Some of the action sequences, particularly during the first half of the movie, lack sufficient coverage, and one particular fight scene in a nightclub is too darkly lit to be able to follow the choppy fight choreography in its specifics; but Pound of Flesh improves as it goes along, becoming quite suspenseful toward the conclusion, and packs a few powerful twists. A moderate recommendation for Van Damme fans.

4 out of 5 stars. Ideological Content Analysis indicates that Pound of Flesh is:

[WARNING: POTENTIAL SPOILERS]

3. Anti-slut. Loose women are devious. Reassuring the audience that there is hope for every soul, however, Charlotte Peters plays the proverbial hooker with a heart of gold.

2. Class-conscious and anti-war. The privileged pay to watch the poor beat each other senseless in an underground fight club in Manila. The culprit in the theft turns out to be Simon Rants III (David P. Booth), a high-powered purveyor of mercenaries and a stereotypically frigid crumb of the British upper crust. Sadly, anti-Semites will be disappointed to discover that Pound of Flesh, despite the Shylock reference in its title, is not at all concerned with the Jewish Question, with usury, or with any Hebraic villainy whatsoever.
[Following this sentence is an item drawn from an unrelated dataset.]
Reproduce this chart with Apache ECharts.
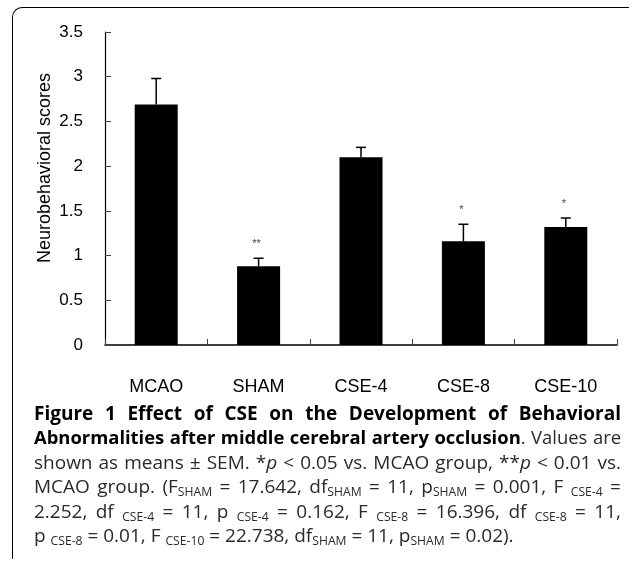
<!DOCTYPE html>
<html>
<head>
<meta charset="utf-8">
<script src="https://cdn.jsdelivr.net/npm/echarts@6/dist/echarts.min.js"></script>
<style>
  html, body { margin: 0; padding: 0; background: #fff; }
  #wrap { position: relative; width: 632px; height: 562px; overflow: hidden; }
  #chart { position: absolute; left: 0; top: 0; width: 632px; height: 562px; }
  #frame { position: absolute; left: 12px; top: 7px; width: 616px; height: 551px;
           border-left: 1.5px solid #000; border-top: 1.5px solid #000; border-top-left-radius: 10px; }
  #caption { position: absolute; left: 34px; top: 401px; width: 587px;
             font-family: "Open Sans", "Noto Sans", sans-serif; font-size: 19px; color: #2a2a2a; }
  #caption .ln { height: 24.4px; line-height: 24.4px; white-space: nowrap; text-align: left; }
  #caption .ln.just { text-align: justify; text-align-last: justify; }
  #caption b { font-weight: 700; color: #000; }
  #caption sub { font-size: 0.64em; vertical-align: -3px; line-height: 0; }
</style>
</head>
<body>
<div id="wrap">
  <div id="frame"></div>
  <div id="chart"></div>
  <div id="caption">
    <div class="ln" data-j="1"><span><b>Figure 1 Effect of CSE on the Development of Behavioral</b></span></div>
    <div class="ln" data-j="1"><span><b>Abnormalities after middle cerebral artery occlusion</b>. Values are</span></div>
    <div class="ln" data-j="1"><span>shown as means ± SEM. *<i>p</i> &lt; 0.05 vs. MCAO group, **<i>p</i> &lt; 0.01 vs.</span></div>
    <div class="ln" data-j="1"><span>MCAO group. (F<sub>SHAM</sub> = 17.642, df<sub>SHAM</sub> = 11, p<sub>SHAM</sub> = 0.001, F <sub>CSE-4</sub> =</span></div>
    <div class="ln" data-j="1"><span>2.252, df <sub>CSE-4</sub> = 11, p <sub>CSE-4</sub> = 0.162, F <sub>CSE-8</sub> = 16.396, df <sub>CSE-8</sub> = 11,</span></div>
    <div class="ln" data-j="0"><span>p <sub>CSE-8</sub> = 0.01, F <sub>CSE-10</sub> = 22.738, df<sub>SHAM</sub> = 11, p<sub>SHAM</sub> = 0.02).</span></div>
  </div>
</div>
<script>
const categories = ['MCAO', 'SHAM', 'CSE-4', 'CSE-8', 'CSE-10'];
const means = [2.69, 0.88, 2.10, 1.16, 1.32];
const sems = [0.29, 0.09, 0.11, 0.19, 0.10];
const significance = ['', '**', '', '*', '*'];
const yTicks = { min: 0, max: 3.5, interval: 0.5 };
const yAxisTitle = 'Neurobehavioral scores';

// fit caption lines to the column width, then justify
(function fitCaption() {
  const maxW = 586;
  document.querySelectorAll('#caption .ln').forEach(ln => {
    const span = ln.querySelector('span');
    let fs = 19;
    ln.style.fontSize = fs + 'px';
    let w = span.getBoundingClientRect().width;
    if (w > maxW) {
      fs = fs * (maxW - 4) / w;
      ln.style.fontSize = fs.toFixed(2) + 'px';
    }
    if (ln.dataset.j === '1') ln.classList.add('just');
  });
})();

const axisFont = '"Liberation Sans Narrow", "Arial Narrow", "Liberation Sans", Arial, sans-serif';

const chart = echarts.init(document.getElementById('chart'), null, { renderer: 'canvas' });

const errData = means.map((m, i) => [i, m, m + sems[i], significance[i]]);

chart.setOption({
  animation: false,
  backgroundColor: 'transparent',
  grid: { left: 105, right: 15, top: 32, bottom: 217, containLabel: false },
  xAxis: {
    type: 'category',
    data: categories,
    boundaryGap: true,
    axisLine: { lineStyle: { color: '#000', width: 1.5 } },
    axisTick: { show: true, inside: true, length: 6, lineStyle: { color: '#444', width: 1 } },
    axisLabel: { color: '#000', fontFamily: axisFont, fontSize: 18, margin: 33 },
    splitLine: { show: false }
  },
  yAxis: {
    type: 'value',
    min: yTicks.min, max: yTicks.max, interval: yTicks.interval,
    axisLine: { show: true, lineStyle: { color: '#000', width: 1.2 } },
    axisTick: { show: true, inside: true, length: 6, lineStyle: { color: '#444', width: 1 } },
    axisLabel: { color: '#000', fontFamily: axisFont, fontSize: 17, margin: 22,
                 formatter: v => String(v) },
    splitLine: { show: false }
  },
  graphic: [{
    type: 'text',
    x: 45, y: 168,
    rotation: Math.PI / 2,
    style: {
      text: yAxisTitle,
      fontFamily: axisFont, fontSize: 18, fill: '#000',
      align: 'center', verticalAlign: 'middle'
    }
  }],
  series: [
    {
      type: 'bar',
      data: means,
      barWidth: 43,
      itemStyle: { color: '#000' },
      z: 2
    },
    {
      type: 'custom',
      data: errData,
      z: 3,
      renderItem: function (params, api) {
        const x = api.value(0);
        const base = api.coord([x, api.value(1)]);
        const top = api.coord([x, api.value(2)]);
        const sig = api.value(3);
        const half = 5;
        const children = [
          { type: 'line', shape: { x1: base[0], y1: base[1], x2: top[0], y2: top[1] },
            style: { stroke: '#000', lineWidth: 1.5 } },
          { type: 'line', shape: { x1: top[0] - half, y1: top[1], x2: top[0] + half, y2: top[1] },
            style: { stroke: '#000', lineWidth: 1.5 } }
        ];
        if (sig) {
          children.push({ type: 'text', x: top[0] - 2, y: top[1] - 14,
            style: { text: sig, fontSize: 11, fontFamily: 'Liberation Sans, Arial, sans-serif',
                     fill: '#444', align: 'center', verticalAlign: 'middle' } });
        }
        return { type: 'group', children: children };
      }
    }
  ]
});
</script>
</body>
</html>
1. Christ-ambivalent. Blood, Pound of Flesh would seem to suggest, is thicker than scripture, with milquetoast George finally abandoning his principles and learning how easy it is to kill when his daughter’s life is at stake. Deacon, who literally beats people up with a Bible, comes to symbolize a new vision of Christ as a man of brutal action driven by profound compassion with his climactic act of self-sacrifice. This tension and antagonism between the West’s traditional Christianity and the exigencies, often ugly, of a bloodline’s survival, feel especially timely in this age of cuckservative toleration of ongoing white genocide.